Yosemite National Park will be conducting spring prescribed fire activities to meet the 2002 management goals for wildland urban interface protection and ecosystem restoration.

In the coming months, the park plans to burn between three and seven hundred acres in four separate park areas. The park's largest burn of 7288 acres is scheduled to begin this spring in the Gin Flat area, along the Tioga Road east of the Tuolumne Grove of Giant Sequoias. Prescribed burn blocks totaling 200-300 acres will be ignited south of the historic Wawona Hotel to reduce hazardous fuels adjacent to the community of Wawona near the park's south entrance. A 65 acre-prescribed fire near Hodgdon Meadow Campground will build on previous nearby fuel treatments to lessen the risk of unwanted fire to park housing and facilities.
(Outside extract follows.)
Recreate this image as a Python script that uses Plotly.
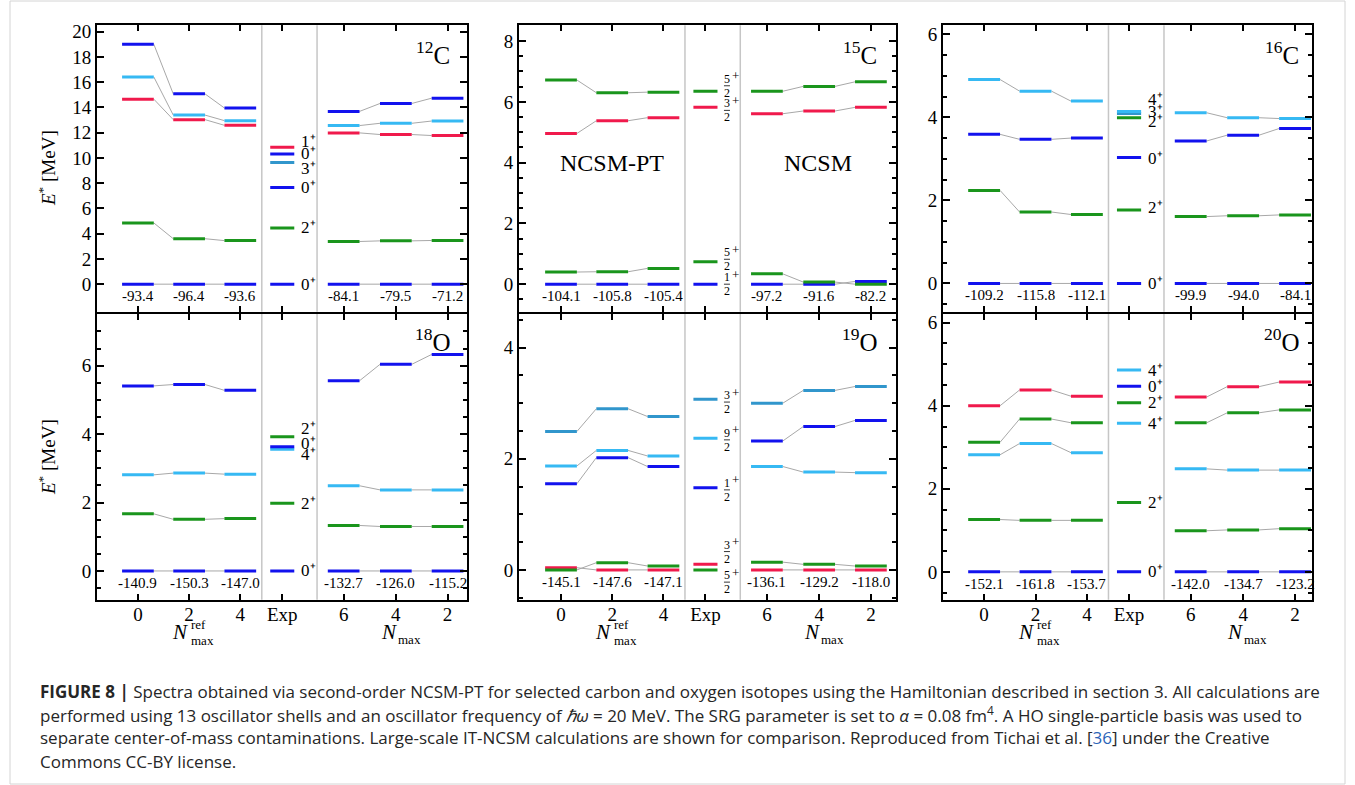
import plotly.graph_objects as go

# ======================= DATA =======================
# Excitation energies E* [MeV]; three NCSM-PT points (Nmax_ref = 0, 2, 4)
# and three NCSM points (Nmax = 6, 4, 2) per state.

# ---- 12C ----
c12_ref = [[0.0, 0.0, 0.0], [4.85, 3.60, 3.45], [14.65, 13.03, 12.58],
           [16.41, 13.39, 12.95], [19.00, 15.07, 13.95]]
c12_ncsm = [[0.0, 0.0, 0.0], [3.38, 3.43, 3.46], [11.98, 11.85, 11.77],
            [12.56, 12.74, 12.92], [13.68, 14.31, 14.73]]
c12_gs_ref = ["-93.4", "-96.4", "-93.6"]
c12_gs_ncsm = ["-84.1", "-79.5", "-71.2"]
c12_exp = [0.0, 4.44, 7.65, 9.64, 10.30, 10.84]
c12_exp_labels = ["0+", "2+", "0+", "3+", "0+", "1+"]

# ---- 15C ----
c15_ref = [[0.0, 0.0, 0.0], [0.40, 0.41, 0.52], [4.96, 5.38, 5.48], [6.72, 6.30, 6.32]]
c15_ncsm = [[0.0, 0.0, 0.09], [0.34, 0.07, 0.0], [5.61, 5.70, 5.82], [6.35, 6.51, 6.66]]
c15_gs_ref = ["-104.1", "-105.8", "-105.4"]
c15_gs_ncsm = ["-97.2", "-91.6", "-82.2"]
c15_exp = [0.0, 0.74, 5.82, 6.35]
c15_exp_labels = ["1/2+", "5/2+", "3/2+", "5/2+"]

# ---- 16C ----
c16_ref = [[0.0, 0.0, 0.0], [2.24, 1.72, 1.66], [3.59, 3.47, 3.50], [4.91, 4.63, 4.39]]
c16_ncsm = [[0.0, 0.0, 0.0], [1.61, 1.63, 1.65], [3.43, 3.57, 3.73], [4.11, 3.99, 3.97]]
c16_gs_ref = ["-109.2", "-115.8", "-112.1"]
c16_gs_ncsm = ["-99.9", "-94.0", "-84.1"]
c16_exp = [0.0, 1.77, 3.03, 3.99, 4.09, 4.14]
c16_exp_labels = ["0+", "2+", "0+", "2+", "3+", "4+"]

# ---- 18O ----
o18_ref = [[0.0, 0.0, 0.0], [1.67, 1.51, 1.53], [2.81, 2.86, 2.83], [5.41, 5.45, 5.28]]
o18_ncsm = [[0.0, 0.0, 0.0], [1.33, 1.30, 1.30], [2.49, 2.37, 2.37], [5.56, 6.04, 6.33]]
o18_gs_ref = ["-140.9", "-150.3", "-147.0"]
o18_gs_ncsm = ["-132.7", "-126.0", "-115.2"]
o18_exp = [0.0, 1.98, 3.56, 3.63, 3.92]
o18_exp_labels = ["0+", "2+", "4+", "0+", "2+"]

# ---- 19O ----
o19_ref = [[0.04, 0.0, 0.0], [0.0, 0.13, 0.07], [1.55, 2.02, 1.86],
           [1.87, 2.15, 2.05], [2.49, 2.90, 2.76]]
o19_ncsm = [[0.0, 0.0, 0.0], [0.14, 0.10, 0.07], [2.32, 2.58, 2.69],
            [1.86, 1.76, 1.75], [3.00, 3.23, 3.30]]
o19_gs_ref = ["-145.1", "-147.6", "-147.1"]
o19_gs_ncsm = ["-136.1", "-129.2", "-118.0"]
o19_exp = [0.0, 0.10, 1.48, 2.37, 3.07]
o19_exp_labels = ["5/2+", "3/2+", "1/2+", "9/2+", "3/2+"]

# ---- 20O ----
o20_ref = [[0.0, 0.0, 0.0], [1.26, 1.24, 1.24], [2.82, 3.09, 2.87],
           [3.12, 3.68, 3.59], [4.00, 4.38, 4.23]]
o20_ncsm = [[0.0, 0.0, 0.0], [0.99, 1.01, 1.04], [2.48, 2.45, 2.45],
            [3.59, 3.83, 3.90], [4.21, 4.46, 4.57]]
o20_gs_ref = ["-152.1", "-161.8", "-153.7"]
o20_gs_ncsm = ["-142.0", "-134.7", "-123.2"]
o20_exp = [0.0, 1.67, 3.58, 4.07, 4.47, 4.86]
o20_exp_labels = ["0+", "2+", "4+", "2+", "0+", "4+"]

x_tick_text = ["0", "2", "4", "Exp", "6", "4", "2"]

# ======================= STYLE / LAYOUT =======================
BLUE = "#1212ee"
CYAN = "#36b9f3"
STEEL = "#3196cc"
RED = "#f01a4c"
GREEN = "#1a951c"
GRAY = "#a8a8a8"
SEP = "#c6c6c6"
SERIF = "Liberation Serif"

REF_X = [0.0, 1.0, 2.0]
EXP_X = 2.82
NCSM_X = [4.02, 5.04, 6.05]
SEP_X = [2.42, 3.50]
HW = 0.31      # half width of calculated level bars
HWE = 0.235    # half width of experimental level bars

W, H = 1355, 785


def px(x):
    return x / W


def py(y):
    return 1 - y / H


cols = [(97, 467, -0.80, 6.43), (519, 896, -0.82, 6.54), (943, 1312, -0.80, 6.38)]
rows = [(25.3, 311.7), (313.7, 599.7)]

panels = [
    dict(name="12", el="C", ref=c12_ref, ncsm=c12_ncsm, gsr=c12_gs_ref, gsn=c12_gs_ncsm,
         exp=c12_exp, lab=c12_exp_labels, col=0, row=0, yr=[-2.18, 20.5], minor=None, ymax=20,
         colors=[BLUE, GREEN, RED, CYAN, BLUE],
         ecolors=[BLUE, GREEN, BLUE, STEEL, BLUE, RED],
         laby=[0.0, 4.46, 7.65, 9.17, 10.35, 11.27]),
    dict(name="15", el="C", ref=c15_ref, ncsm=c15_ncsm, gsr=c15_gs_ref, gsn=c15_gs_ncsm,
         exp=c15_exp, lab=c15_exp_labels, col=1, row=0, yr=[-0.905, 8.52], minor=0.5, ymax=8,
         colors=[BLUE, GREEN, RED, GREEN],
         ecolors=[BLUE, GREEN, RED, GREEN],
         laby=[0.0, 0.82, 5.72, 6.53]),
    dict(name="16", el="C", ref=c16_ref, ncsm=c16_ncsm, gsr=c16_gs_ref, gsn=c16_gs_ncsm,
         exp=c16_exp, lab=c16_exp_labels, col=2, row=0, yr=[-0.68, 6.215], minor=0.5, ymax=6,
         colors=[BLUE, GREEN, BLUE, CYAN],
         ecolors=[BLUE, GREEN, BLUE, GREEN, STEEL, CYAN],
         laby=[0.0, 1.83, 3.02, 3.90, 4.13, 4.42]),
    dict(name="18", el="O", ref=o18_ref, ncsm=o18_ncsm, gsr=o18_gs_ref, gsn=o18_gs_ncsm,
         exp=o18_exp, lab=o18_exp_labels, col=0, row=1, yr=[-0.84, 7.52], minor=0.5, ymax=6,
         colors=[BLUE, GREEN, CYAN, BLUE],
         ecolors=[BLUE, GREEN, CYAN, BLUE, GREEN],
         laby=[0.0, 1.98, 3.39, 3.74, 4.15]),
    dict(name="19", el="O", ref=o19_ref, ncsm=o19_ncsm, gsr=o19_gs_ref, gsn=o19_gs_ncsm,
         exp=o19_exp, lab=o19_exp_labels, col=1, row=1, yr=[-0.536, 4.61], minor=0.5, ymax=4,
         colors=[RED, GREEN, BLUE, CYAN, STEEL],
         ecolors=[GREEN, RED, BLUE, CYAN, STEEL],
         laby=[-0.22, 0.33, 1.44, 2.34, 3.02]),
    dict(name="20", el="O", ref=o20_ref, ncsm=o20_ncsm, gsr=o20_gs_ref, gsn=o20_gs_ncsm,
         exp=o20_exp, lab=o20_exp_labels, col=2, row=1, yr=[-0.67, 6.216], minor=0.5, ymax=6,
         colors=[BLUE, GREEN, CYAN, GREEN, RED],
         ecolors=[BLUE, GREEN, CYAN, GREEN, BLUE, CYAN],
         laby=[0.0, 1.67, 3.58, 4.07, 4.47, 4.86]),
]

fig = go.Figure()
layout = dict(width=W, height=H, margin=dict(l=0, r=0, t=0, b=0, autoexpand=False),
              paper_bgcolor="white", plot_bgcolor="white", showlegend=False)
annotations = []
shapes = []


def fmt_label(s):
    return s[:-1] + "⁺"


def ptext(x, y, text, size, xanchor="center", family=SERIF, color="black", angle=0):
    return dict(x=px(x), y=py(y), xref="paper", yref="paper", text=text, showarrow=False,
                xanchor=xanchor, yanchor="middle", textangle=angle,
                font=dict(family=family, size=size, color=color))


for i, p in enumerate(panels):
    n = "" if i == 0 else str(i + 1)
    xr, yr_ = "x" + n, "y" + n
    c = cols[p["col"]]
    r = rows[p["row"]]
    bottom = p["row"] == 1

    layout["xaxis" + n] = dict(
        domain=[px(c[0]), px(c[1])], range=[c[2], c[3]], anchor=yr_,
        tickmode="array", tickvals=REF_X + [EXP_X] + NCSM_X, ticktext=x_tick_text,
        showticklabels=bottom, ticks="inside", ticklen=6, tickwidth=2, tickcolor="black",
        showline=True, linecolor="black", linewidth=2, mirror="ticks",
        showgrid=False, zeroline=False, fixedrange=True, ticklabelstandoff=-4,
        tickfont=dict(family=SERIF, size=19, color="black"))
    ydict = dict(
        domain=[py(r[1]), py(r[0])], range=p["yr"], anchor=xr,
        tickmode="array", tickvals=list(range(0, p["ymax"] + 1, 2)),
        ticks="inside", ticklen=7, tickwidth=2, tickcolor="black",
        showline=True, linecolor="black", linewidth=2, mirror="ticks",
        showgrid=False, zeroline=False, fixedrange=True,
        tickfont=dict(family=SERIF, size=19, color="black"))
    if p["minor"]:
        ydict["minor"] = dict(tickmode="linear", tick0=0, dtick=p["minor"], ticks="inside",
                              ticklen=4, tickwidth=1.5, tickcolor="black", showgrid=False)
    layout["yaxis" + n] = ydict

    # separators
    for sx in SEP_X:
        shapes.append(dict(type="line", xref=xr, yref=yr_ + " domain", x0=sx, x1=sx,
                           y0=0, y1=1, line=dict(color=SEP, width=1.5), layer="below"))

    # connecting lines
    gx, gy = [], []
    for vals, xs in ((p["ref"], REF_X), (p["ncsm"], NCSM_X)):
        for st in vals:
            for k in range(2):
                gx += [xs[k] + HW, xs[k + 1] - HW, None]
                gy += [st[k], st[k + 1], None]
    fig.add_trace(go.Scatter(x=gx, y=gy, xaxis=xr, yaxis=yr_, mode="lines",
                             line=dict(color=GRAY, width=1), hoverinfo="skip"))

    # level bars
    for si, col in enumerate(p["colors"]):
        bx, by = [], []
        for vals, xs in ((p["ref"], REF_X), (p["ncsm"], NCSM_X)):
            for k in range(3):
                bx += [xs[k] - HW, xs[k] + HW, None]
                by += [vals[si][k], vals[si][k], None]
        fig.add_trace(go.Scatter(x=bx, y=by, xaxis=xr, yaxis=yr_, mode="lines",
                                 line=dict(color=col, width=3), hoverinfo="skip"))

    # experimental levels
    for ei, e in enumerate(p["exp"]):
        fig.add_trace(go.Scatter(x=[EXP_X - HWE, EXP_X + HWE], y=[e, e], xaxis=xr, yaxis=yr_,
                                 mode="lines", line=dict(color=p["ecolors"][ei], width=3),
                                 hoverinfo="skip"))
        lab = p["lab"][ei]
        ly = p["laby"][ei]
        if "/" in lab:
            num, den = lab[:-1].split("/")
            fx = 3.24
            annotations.append(dict(x=fx, y=ly, xref=xr, yref=yr_, text=num, showarrow=False,
                                    yshift=7, font=dict(family=SERIF, size=12, color="black")))
            annotations.append(dict(x=fx, y=ly, xref=xr, yref=yr_, text=den, showarrow=False,
                                    yshift=-7, font=dict(family=SERIF, size=12, color="black")))
            annotations.append(dict(x=fx, y=ly, xref=xr, yref=yr_, text="+", showarrow=False,
                                    xshift=9, yshift=10, font=dict(family=SERIF, size=13, color="black")))
            shapes.append(dict(type="line", xref=xr, yref=yr_, xsizemode="pixel",
                               ysizemode="pixel", xanchor=fx, yanchor=ly,
                               x0=-3, x1=3, y0=0, y1=0, line=dict(color="black", width=0.8)))
        else:
            annotations.append(dict(x=EXP_X + HWE + 0.09, y=ly, xref=xr, yref=yr_,
                                    text=fmt_label(lab), showarrow=False, xanchor="left",
                                    font=dict(family=SERIF, size=17, color="black")))

    # ground-state energies
    for xs, labs in ((REF_X, p["gsr"]), (NCSM_X, p["gsn"])):
        for k in range(3):
            annotations.append(dict(x=xs[k], y=0, xref=xr, yref=yr_, text=labs[k],
                                    showarrow=False, yshift=-12,
                                    font=dict(family=SERIF, size=15, color="black")))

# nucleus labels
nuc_pos = [(433, 53), (860, 53), (1282, 53), (433, 340), (860, 340), (1282, 340)]
for p, (nx, ny) in zip(panels, nuc_pos):
    annotations.append(ptext(nx, ny, "<sup>" + p["name"] + "</sup>" + p["el"], 25))

# method labels
annotations.append(ptext(612, 163, "NCSM-PT", 24))
annotations.append(ptext(818, 163, "NCSM", 24))

# y-axis titles
for yc in (168, 457):
    annotations.append(ptext(47, yc, "<i>E</i><sup>*</sup> [MeV]", 19, angle=-90))

# x-axis titles
for off in (0, 423, 846):
    annotations.append(ptext(179.5 + off, 632, "<i>N</i>", 21))
    annotations.append(ptext(189 + off, 624, "ref", 13, xanchor="left"))
    annotations.append(ptext(189 + off, 640, "max", 13, xanchor="left"))
    annotations.append(ptext(389 + off, 632, "<i>N</i>", 21))
    annotations.append(ptext(396 + off, 639, "max", 13, xanchor="left"))

# caption
cap_lines = [
    "<b>FIGURE 8 |</b> Spectra obtained via second-order NCSM-PT for selected carbon and oxygen "
    "isotopes using the Hamiltonian described in section 3. All calculations are",
    "performed using 13 oscillator shells and an oscillator frequency of <i>ℏω</i> = 20 MeV. "
    "The SRG parameter is set to <i>α</i> = 0.08 fm<sup>4</sup>. A HO single-particle basis was used to",
    "separate center-of-mass contaminations. Large-scale IT-NCSM calculations are shown for "
    "comparison. Reproduced from Tichai et al. [<span style='color:#2a64b8'>36</span>] under the Creative",
    "Commons CC-BY license.",
]
for t, yy in zip(cap_lines, (691, 714, 737, 761)):
    annotations.append(ptext(38, yy, t, 17, xanchor="left", family="Open Sans", color="#262626"))

shapes.append(dict(type="rect", xref="paper", yref="paper", x0=px(10), x1=px(1345),
                   y0=py(784), y1=py(1), line=dict(color="#d4d4d4", width=1), layer="below"))

layout["annotations"] = annotations
layout["shapes"] = shapes
fig.update_layout(**layout)
fig.write_html("out.html")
Finally, burns along Northside and Southside Drive in Yosemite Valley will continue to restore meadows and more open forest structure.

Weather permitting, all burns will likely be conducted between April 23 and July 1. During the burns, park operations will continue as usual, though foot and vehicle travel near these projects may be restricted during prescribed fire operations for safety reasons.

Prescribed fire is an important resource management tool used to maintain the meadows and open conifer forest structure that were historically created through a combination of lightning and aboriginal fire. Native Americans routinely burned in many park areas, as did frequent lightning fires spreading down from lightning strikes at higher elevations. Both of these events gave rise to healthy stands of ponderosa pine, bear clover, and other fire-adapted species. Small canopy openings and larger meadows with an open overstory exhibit a great diversity in species richness. Some of these species are adapted to fire and, in the case of Giant Sequoias, actually depend on fire to remain a healthy part of the forest ecosystem found in Yosemite National Park.